In my experience, networking is always a bit like a fitness regime or tackling a 500-piece monkey jigsaw. Once you get started, you get into a flow, you feel good about it and you become better at it.
Good communication with others in your business sector is vital. Building up a cross-sector network, creating opportunities for shared information – some immediately useful and some slow-burning – is equally vital. It broadens the scope, boosts knowledge and exposes you to new potential opportunities.
Networking skills can be sharpened with practice and investing some time to consider how to make the most of a networking opportunity will not only make the experience more enjoyable, you might also make a new business lead or see a gap in the market to go after.
Every event is an opportunity to practice your skills
I’ve been to plenty of throwaway networking events, that could be considered as a total waste of time. Even though you’ve arrived and it becomes evident that decent business leads aren’t going to happen, try to stick around and speak to those in the room. This is an ideal opportunity to practice your pitch and engage new people.

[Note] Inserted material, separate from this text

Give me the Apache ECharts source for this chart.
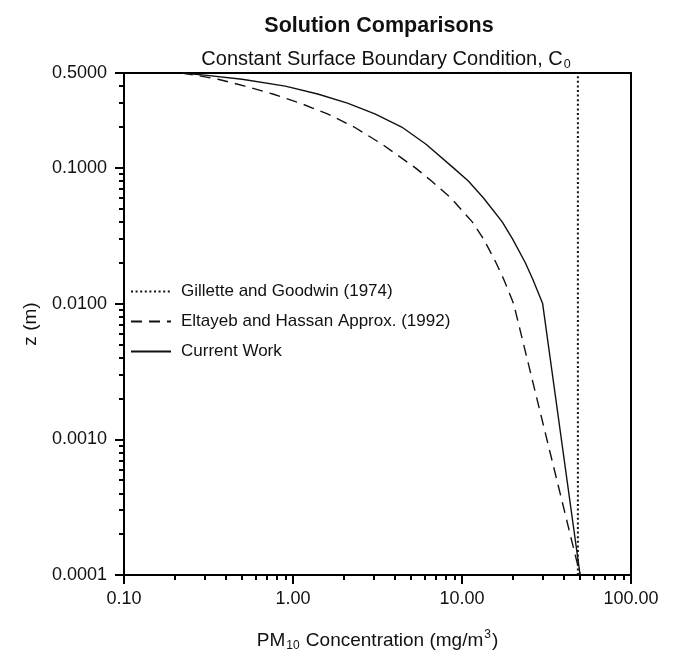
<!DOCTYPE html>
<html>
<head>
<meta charset="utf-8">
<script src="https://cdn.jsdelivr.net/npm/echarts@6/dist/echarts.min.js"></script>
<style>
  html, body { margin: 0; padding: 0; background: #fff; }
  #chart { width: 675px; height: 657px; }
</style>
</head>
<body>
<div id="chart"></div>
<script>
// Depth (m) at which the two model profiles are listed
const depthLevels = [0.5, 0.48, 0.45, 0.4, 0.35, 0.3, 0.25, 0.2, 0.15, 0.1, 0.08, 0.06, 0.04, 0.03, 0.02, 0.015, 0.01, 0.0001];
// PM10 concentration (mg/m^3) for each profile at those depths
const currentWork   = [0.22, 0.31, 0.50, 0.90, 1.40, 2.10, 3.05, 4.4, 6.1, 8.9, 10.9, 13.4, 17.3, 19.9, 23.7, 26.3, 30.0, 50.0];
const eltayebHassan = [0.22, 0.27, 0.36, 0.52, 0.76, 1.10, 1.60, 2.3, 3.35, 5.3, 6.6, 8.6, 11.5, 13.4, 15.9, 17.7, 20.2, 50.0];
// Gillette and Goodwin: uniform concentration over the whole depth range
const gilletteDepths = [0.0001, 0.5];
const gilletteConc   = [48.5, 48.5];

const seriesNames = ['Gillette and Goodwin (1974)', 'Eltayeb and Hassan Approx. (1992)', 'Current Work'];

// Labelled ticks
const xMajorTicks = [0.1, 1, 10, 100];
const yMajorTicks = [0.0001, 0.001, 0.01, 0.1, 0.5];

// Unlabelled log-cycle ticks (2..9 within each decade)
const mantissas = [2, 3, 4, 5, 6, 7, 8, 9];
const xMinorTicks = [];
[0.1, 1, 10].forEach(d => mantissas.forEach(m => xMinorTicks.push(+(d * m).toPrecision(6))));
const yMinorTicks = [];
[0.0001, 0.001, 0.01].forEach(d => mantissas.forEach(m => yMinorTicks.push(+(d * m).toPrecision(6))));
[0.2, 0.3, 0.4].forEach(v => yMinorTicks.push(v));

const FONT = '"Liberation Sans", Arial, Helvetica, sans-serif';
const INK = '#111';

const pairs = (xs, ys) => xs.map((x, i) => [x, ys[i]]);

const chart = echarts.init(document.getElementById('chart'), null, { renderer: 'canvas' });

const baseAxisLine = { show: true, onZero: false, lineStyle: { color: '#000', width: 2 } };

chart.setOption({
  animation: false,
  backgroundColor: '#fff',
  textStyle: { fontFamily: FONT, color: INK },
  title: [
    {
      text: 'Solution Comparisons',
      left: 374, top: 10, textAlign: 'center',
      textStyle: { fontFamily: FONT, fontSize: 21.5, fontWeight: 'bold', color: INK }
    },
    {
      text: '{a|Constant Surface Boundary Condition, C}{s|0}',
      left: 381, top: 42, textAlign: 'center',
      textStyle: {
        fontFamily: FONT, color: INK, fontWeight: 'normal',
        rich: {
          a: { fontFamily: FONT, fontSize: 20, fontWeight: 'normal', color: INK },
          s: { fontFamily: FONT, fontSize: 12.5, fontWeight: 'normal', color: INK, padding: [11, 0, 0, 1] }
        }
      }
    }
  ],
  legend: {
    orient: 'vertical',
    left: 130, top: 283, padding: 0,
    itemWidth: 40, itemHeight: 14, itemGap: 13,
    data: seriesNames,
    itemStyle: { opacity: 0 },
    textStyle: { fontFamily: FONT, fontSize: 17, color: INK, padding: [0, 0, 0, 5] }
  },
  grid: {
    left: 124, right: 44, top: 73, bottom: 74,
    show: true, borderColor: '#000', borderWidth: 2, backgroundColor: 'transparent'
  },
  xAxis: [
    {
      type: 'log', logBase: 10, min: 0.1, max: 100, position: 'bottom',
      axisLine: baseAxisLine,
      axisTick: { show: true, customValues: xMajorTicks, length: 9, lineStyle: { color: '#000', width: 2 } },
      axisLabel: {
        customValues: xMajorTicks, margin: 15, fontSize: 18, fontFamily: FONT, color: INK,
        formatter: v => Number(v).toFixed(2)
      },
      splitLine: { show: false },
      name: '{a|PM}{s|10}{a| Concentration (mg/m}{p|3}{a|)}',
      nameLocation: 'middle', nameGap: 54,
      nameTextStyle: {
        fontFamily: FONT, color: INK,
        rich: {
          a: { fontFamily: FONT, fontSize: 19, color: INK },
          s: { fontFamily: FONT, fontSize: 12, color: INK, padding: [10, 1, 0, 1] },
          p: { fontFamily: FONT, fontSize: 12, color: INK, padding: [0, 1, 12, 1] }
        }
      }
    },
    {
      type: 'log', logBase: 10, min: 0.1, max: 100, position: 'bottom',
      axisLine: { show: false },
      axisTick: { show: true, customValues: xMinorTicks, length: 5, lineStyle: { color: '#000', width: 2 } },
      axisLabel: { show: false },
      splitLine: { show: false }
    }
  ],
  yAxis: [
    {
      type: 'log', logBase: 10, min: 0.0001, max: 0.5, position: 'left',
      axisLine: baseAxisLine,
      axisTick: { show: true, customValues: yMajorTicks, length: 9, lineStyle: { color: '#000', width: 2 } },
      axisLabel: {
        customValues: yMajorTicks, margin: 17, fontSize: 18, fontFamily: FONT, color: INK,
        formatter: v => Number(v).toFixed(4)
      },
      splitLine: { show: false },
      name: 'z (m)',
      nameLocation: 'middle', nameGap: 84, nameRotate: 90,
      nameTextStyle: { fontFamily: FONT, fontSize: 19, color: INK }
    },
    {
      type: 'log', logBase: 10, min: 0.0001, max: 0.5, position: 'left',
      axisLine: { show: false },
      axisTick: { show: true, customValues: yMinorTicks, length: 5, lineStyle: { color: '#000', width: 2 } },
      axisLabel: { show: false },
      splitLine: { show: false }
    }
  ],
  series: [
    {
      name: seriesNames[0], type: 'line', symbol: 'none',
      data: pairs(gilletteConc, gilletteDepths),
      lineStyle: { color: INK, width: 2, type: [2, 2.6] },
      itemStyle: { color: INK }
    },
    {
      name: seriesNames[1], type: 'line', symbol: 'none',
      data: pairs(eltayebHassan, depthLevels),
      lineStyle: { color: INK, width: 1.4, type: [11, 7] },
      itemStyle: { color: INK }
    },
    {
      name: seriesNames[2], type: 'line', symbol: 'none',
      data: pairs(currentWork, depthLevels),
      lineStyle: { color: INK, width: 1.4, type: 'solid' },
      itemStyle: { color: INK }
    }
  ]
});
</script>
</body>
</html>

Remember that people are people and they want to talk. It is true that you never know where a conversation will lead. Recently I almost left a room, then I ended up speaking to one more delegate. We had a shared technology interest and we’ll be back in touch.
Be the best version of yourself and have a clear agenda
The first step at these events is a good introduction – with regards to yourself, as well as the business you are representing. This is particularly vital at speed networking events. If you haven’t been speed networking, it is basically speed dating for business and involves pitching yourself and your business up to 30 times an hour to different people.
Whether you are attending a speed networking event or a standard networking event, you will gain a lot of confidence by practising your elevator statement in advance. Make sure you are able to articulate what your role is, details of the wider business, and what your objectives are. Have a clear purpose and set yourself some objectives for each event to get the most out of the time you are putting into it.
Don’t be afraid to ask questions
There can be lots to learn at these events, about what you should say, what you don’t want to say and it is a useful gauge of mood, market conditions and opportunities in the area you live and work.
In Aberdeen, it has proven to be vital to get out there in this way. During the oil and gas downturn, taking a mood sample in the town became a standard practice at every evening event or business breakfast. “What was the mood in the room?” or “was it positive?” became common questions from colleagues on return to the office.
Recently, the industry is largely confident that the oil price has improved for the foreseeable future. The worst is over, but with an air of determination that the hard work to stay profitable and maintain transparency must continue. We can only know this for certain by speaking to a range of people close to the industry and asking them how they are getting on and what their views are.
A little preparation goes a long way
Like any meeting, preparation is useful ahead of networking. Discuss with team colleagues what you want to say, arrange a delegate list and research topics of interest. Like good practice at a conference or exhibition, go there with a target list of people in mind.
Meet new people but also return to individuals you know, or companies you worked with before – team members and roles change. Someone who perhaps wasn’t in need of your support, had another supplier or just didn’t have any budget in the past, might be interested now.
An important rule for when speaking to others is to just be yourself.
The small details really do count in these interactions. Just like with social contacts, remember their hobbies, what they do and perhaps something about their home life. Try to connect as a person first, not just a business contact.
Make a lasting impression and a lasting connection
Finally, remember the follow-up. Every business should have a set of credentials or case studies to hand (see ours here) or send a tailored email to your new contacts. Remember to make the time for that second or third conversation. In business, it can take up to 18 months to convert from acquaintance to client.
It’s crucial not to become disheartened. With the right strategy and a bit of time, the pieces will fall into place.